We’ve said it here on our blog many, many times and, if you surf the Internet with any sort of regularity, you’ve probably heard it there as well; you should be saving more money.
The question that most consumers have however is exactly how much they should be saving, and how to figure it out. One of the first, and easiest, ways to determine how much money you should save is to have a goal and know exactly what you’re saving for. Is it to have a nice retirement “nest egg”? How about a new car, your first home or even a new laptop computer? If you know exactly what you are saving for, it becomes much easier to set up a strategy to get there, whether it’s the 10% you need to put down on your new home or the $1500 for that laptop.
Of course a goal like having enough money for retirement is quite large and, if that’s what you want to know how much to save for, you need to first come up with a set amount of money you’ll need to reach your goal and then determine how much to set aside in order to reach that it at a specific time (age 65, for example).
There are a lot of factors that come into play when determining these numbers, including the age that you wish to retire, the age you are now and what your lifestyle requirements will be, among others. On the other hand, if your short-term savings goal is for a car, vacation or something smaller, it’s a bit easier to determine how much to save every week or every month. Simply figure out what the actual cost of the item is that you wish to purchase, and when you wish to purchase it, and divide the dollar amounts by the amount of months (or weeks) that you have.

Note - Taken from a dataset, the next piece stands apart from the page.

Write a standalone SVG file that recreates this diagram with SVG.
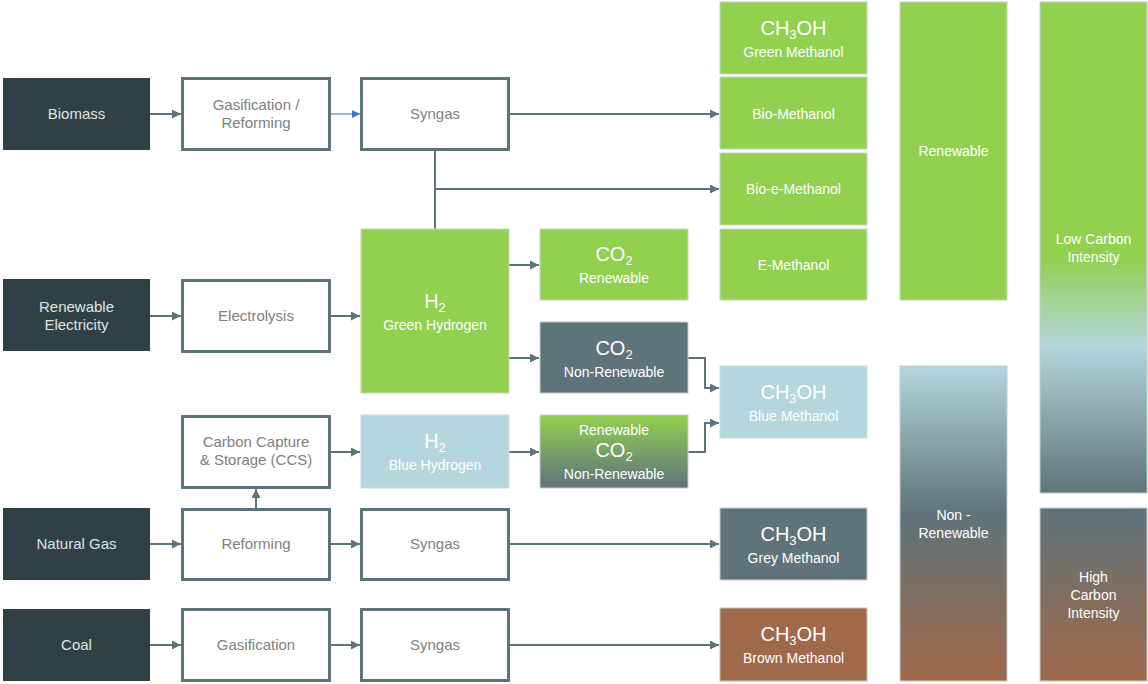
<svg xmlns="http://www.w3.org/2000/svg" width="1148" height="684" viewBox="0 0 1148 684">
<style>
text{font-family:"Liberation Sans",Arial,sans-serif;text-anchor:middle;}
.src{fill:#304146;}
.srct{fill:#dde3e4;font-size:15px;}
.proc{fill:#ffffff;stroke:#5f737a;stroke-width:3;}
.proct{fill:#808080;font-size:15px;}
.green{fill:#92d050;stroke:#c9d3c0;stroke-width:1;}
.blue{fill:#b4d6dc;stroke:#cfdde0;stroke-width:1;}
.grey{fill:#5f737a;stroke:#c7cdcf;stroke-width:1;}
.brown{fill:#a0694a;stroke:#c7c0bb;stroke-width:1;}
.wt{fill:#ffffff;font-size:14px;}
.big{fill:#ffffff;font-size:20px;}
.sub{font-size:13px;}
.conn{fill:none;stroke:#5f737a;stroke-width:2;}
</style>
<defs>
<marker id="ah" viewBox="0 0 10 10" refX="10" refY="5" markerWidth="4.5" markerHeight="4.5" orient="auto" markerUnits="strokeWidth">
<path d="M0,0 L10,5 L0,10 z" fill="#5f737a"/>
</marker>
<marker id="ahb" viewBox="0 0 10 10" refX="10" refY="5" markerWidth="8" markerHeight="8" orient="auto" markerUnits="strokeWidth">
<path d="M0,0 L10,5 L0,10 z" fill="#4472c4"/>
</marker>
<linearGradient id="gCO2" x1="0" y1="0" x2="0" y2="1">
<stop offset="0" stop-color="#92d050"/>
<stop offset="1" stop-color="#5f737a"/>
</linearGradient>
<linearGradient id="gNon" x1="0" y1="0" x2="0" y2="1">
<stop offset="0" stop-color="#b4d6dc"/>
<stop offset="0.47" stop-color="#5f737a"/>
<stop offset="1" stop-color="#a0694a"/>
</linearGradient>
<linearGradient id="gLow" x1="0" y1="0" x2="0" y2="1">
<stop offset="0" stop-color="#92d050"/>
<stop offset="0.52" stop-color="#92d050"/>
<stop offset="0.7" stop-color="#b4d6dc"/>
<stop offset="1" stop-color="#5f737a"/>
</linearGradient>
<linearGradient id="gHigh" x1="0" y1="0" x2="0" y2="1">
<stop offset="0" stop-color="#5f737a"/>
<stop offset="1" stop-color="#a0694a"/>
</linearGradient>
</defs>

<g id="connectors">
<line class="conn" x1="150" y1="114" x2="181" y2="114" marker-end="url(#ah)"/>
<line x1="330" y1="114" x2="360" y2="114" stroke="#4472c4" stroke-width="1" marker-end="url(#ahb)"/>
<line class="conn" x1="509" y1="114" x2="719" y2="114" marker-end="url(#ah)"/>
<line class="conn" x1="435" y1="150" x2="435" y2="229"/>
<line class="conn" x1="435" y1="189" x2="719" y2="189" marker-end="url(#ah)"/>
<line class="conn" x1="150" y1="316" x2="181" y2="316" marker-end="url(#ah)"/>
<line class="conn" x1="330" y1="316" x2="360" y2="316" marker-end="url(#ah)"/>
<line class="conn" x1="509" y1="265" x2="539" y2="265" marker-end="url(#ah)"/>
<line class="conn" x1="509" y1="358" x2="539" y2="358" marker-end="url(#ah)"/>
<polyline class="conn" points="688,358 705,358 705,388 719,388" marker-end="url(#ah)"/>
<polyline class="conn" points="688,452 705,452 705,423 719,423" marker-end="url(#ah)"/>
<line class="conn" x1="330" y1="452" x2="360" y2="452" marker-end="url(#ah)"/>
<line class="conn" x1="509" y1="452" x2="539" y2="452" marker-end="url(#ah)"/>
<line class="conn" x1="256" y1="508" x2="256" y2="489" marker-end="url(#ah)"/>
<line class="conn" x1="150" y1="544" x2="181" y2="544" marker-end="url(#ah)"/>
<line class="conn" x1="330" y1="544" x2="360" y2="544" marker-end="url(#ah)"/>
<line class="conn" x1="509" y1="544" x2="719" y2="544" marker-end="url(#ah)"/>
<line class="conn" x1="150" y1="645" x2="181" y2="645" marker-end="url(#ah)"/>
<line class="conn" x1="330" y1="645" x2="360" y2="645" marker-end="url(#ah)"/>
<line class="conn" x1="509" y1="645" x2="719" y2="645" marker-end="url(#ah)"/>
</g>

<g id="biomass"><rect class="src" x="3" y="78" width="147" height="72"/><text class="srct" x="76.5" y="119">Biomass</text></g>
<g id="renewable-electricity"><rect class="src" x="3" y="279" width="147" height="72"/><text class="srct" x="76.5" y="312">Renewable</text><text class="srct" x="76.5" y="330">Electricity</text></g>
<g id="natural-gas"><rect class="src" x="3" y="508" width="147" height="72"/><text class="srct" x="76.5" y="549">Natural Gas</text></g>
<g id="coal"><rect class="src" x="3" y="609" width="147" height="72"/><text class="srct" x="76.5" y="650">Coal</text></g>

<g id="gasification-reforming"><rect class="proc" x="182.5" y="78.5" width="147" height="71"/><text class="proct" x="256" y="110">Gasification /</text><text class="proct" x="256" y="128">Reforming</text></g>
<g id="electrolysis"><rect class="proc" x="182.5" y="280.5" width="147" height="71"/><text class="proct" x="256" y="321">Electrolysis</text></g>
<g id="ccs"><rect class="proc" x="182.5" y="416.5" width="147" height="71"/><text class="proct" x="256" y="447">Carbon Capture</text><text class="proct" x="256" y="465">&amp; Storage (CCS)</text></g>
<g id="reforming"><rect class="proc" x="182.5" y="509.5" width="147" height="70"/><text class="proct" x="256" y="549">Reforming</text></g>
<g id="gasification"><rect class="proc" x="182.5" y="609.5" width="147" height="71"/><text class="proct" x="256" y="650">Gasification</text></g>

<g id="syngas-1"><rect class="proc" x="361.5" y="78.5" width="147" height="71"/><text class="proct" x="435" y="119">Syngas</text></g>
<g id="syngas-2"><rect class="proc" x="361.5" y="509.5" width="147" height="70"/><text class="proct" x="435" y="549">Syngas</text></g>
<g id="syngas-3"><rect class="proc" x="361.5" y="609.5" width="147" height="71"/><text class="proct" x="435" y="650">Syngas</text></g>

<g id="green-hydrogen"><rect class="green" x="361" y="229" width="148" height="164"/><text class="big" x="435" y="308">H<tspan class="sub" dy="4">2</tspan></text><text class="wt" x="435" y="330">Green Hydrogen</text></g>
<g id="blue-hydrogen"><rect class="blue" x="361" y="415" width="148" height="73"/><text class="big" x="435" y="448">H<tspan class="sub" dy="4">2</tspan></text><text class="wt" x="435" y="470">Blue Hydrogen</text></g>

<g id="co2-renewable"><rect class="green" x="540" y="229" width="148" height="71"/><text class="big" x="614" y="261">CO<tspan class="sub" dy="4">2</tspan></text><text class="wt" x="614" y="283">Renewable</text></g>
<g id="co2-non-renewable"><rect class="grey" x="540" y="322" width="148" height="71"/><text class="big" x="614" y="355">CO<tspan class="sub" dy="4">2</tspan></text><text class="wt" x="614" y="377">Non-Renewable</text></g>
<g id="co2-mixed"><rect x="540" y="415" width="148" height="73" fill="url(#gCO2)" stroke="#c7cdcf" stroke-width="1"/><text class="wt" x="614" y="435">Renewable</text><text class="big" x="614" y="457">CO<tspan class="sub" dy="4">2</tspan></text><text class="wt" x="614" y="479">Non-Renewable</text></g>

<g id="green-methanol"><rect class="green" x="720" y="2" width="147" height="72"/><text class="big" x="793.5" y="35">CH<tspan class="sub" dy="4">3</tspan><tspan dy="-4">OH</tspan></text><text class="wt" x="793.5" y="57">Green Methanol</text></g>
<g id="bio-methanol"><rect class="green" x="720" y="77" width="147" height="72"/><text class="wt" x="793.5" y="119">Bio-Methanol</text></g>
<g id="bio-e-methanol"><rect class="green" x="720" y="153" width="147" height="72"/><text class="wt" x="793.5" y="194">Bio-e-Methanol</text></g>
<g id="e-methanol"><rect class="green" x="720" y="229" width="147" height="71"/><text class="wt" x="793.5" y="270">E-Methanol</text></g>
<g id="blue-methanol"><rect class="blue" x="720" y="366" width="147" height="72"/><text class="big" x="793.5" y="399">CH<tspan class="sub" dy="4">3</tspan><tspan dy="-4">OH</tspan></text><text class="wt" x="793.5" y="421">Blue Methanol</text></g>
<g id="grey-methanol"><rect class="grey" x="720" y="508" width="147" height="72"/><text class="big" x="793.5" y="541">CH<tspan class="sub" dy="4">3</tspan><tspan dy="-4">OH</tspan></text><text class="wt" x="793.5" y="563">Grey Methanol</text></g>
<g id="brown-methanol"><rect class="brown" x="720" y="608" width="147" height="73"/><text class="big" x="793.5" y="641">CH<tspan class="sub" dy="4">3</tspan><tspan dy="-4">OH</tspan></text><text class="wt" x="793.5" y="663">Brown Methanol</text></g>

<g id="renewable"><rect class="green" x="900" y="2" width="107" height="298"/><text class="wt" x="953.5" y="156">Renewable</text></g>
<g id="non-renewable"><rect x="900" y="366" width="107" height="315" fill="url(#gNon)" stroke="#c7cdcf" stroke-width="1"/><text class="wt" x="953.5" y="520">Non -</text><text class="wt" x="953.5" y="538">Renewable</text></g>
<g id="low-carbon"><rect x="1040" y="2" width="107" height="491" fill="url(#gLow)" stroke="#c7cdcf" stroke-width="1"/><text class="wt" x="1093.5" y="244">Low Carbon</text><text class="wt" x="1093.5" y="262">Intensity</text></g>
<g id="high-carbon"><rect x="1040" y="508" width="107" height="173" fill="url(#gHigh)" stroke="#c7cdcf" stroke-width="1"/><text class="wt" x="1093.5" y="582">High</text><text class="wt" x="1093.5" y="600">Carbon</text><text class="wt" x="1093.5" y="618">Intensity</text></g>
</svg>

One very important fact to keep in mind is that, if you have a lot of debt, paying off that debt is almost equally as important as saving money. The reason is simple; debt, and the interest that you’re paying while you have it, is costing you money, and the quicker you pay it off, the less it will cost you. It might not seem like the same thing, but that’s actually a great way to save money. Considering the ridiculously high interest rates that most credit cards come with, it might actually save you more money to pay off that debt than you’re able to save.
No matter what your savings goal might be, having a plan is the best way to achieve it. Jean Chatzky, a well-known financial expert, has a great quote about saving. “Hope is not an investment strategy.” The fact is, without a plan any savings goal that you have is going to be much harder to achieve. Normally that plan includes creating a budget and, yes, sticking to it. Once you have a budget created, you’ll be able to see where you’re spending too much money and cut back in those areas, putting that money either towards paying down debt or saving more (and investing more as well).
If you don’t have a typical family budget, and don’t know how to go about creating one, there are plenty of budget apps and websites available today that can help. Simply doing some research, choose the one that looks best for you, and get to it. Once you do, and you set up some goals, you won’t need to worry anymore that’s what you’re saving isn’t enough because you’ll know exactly what you need (or at least close).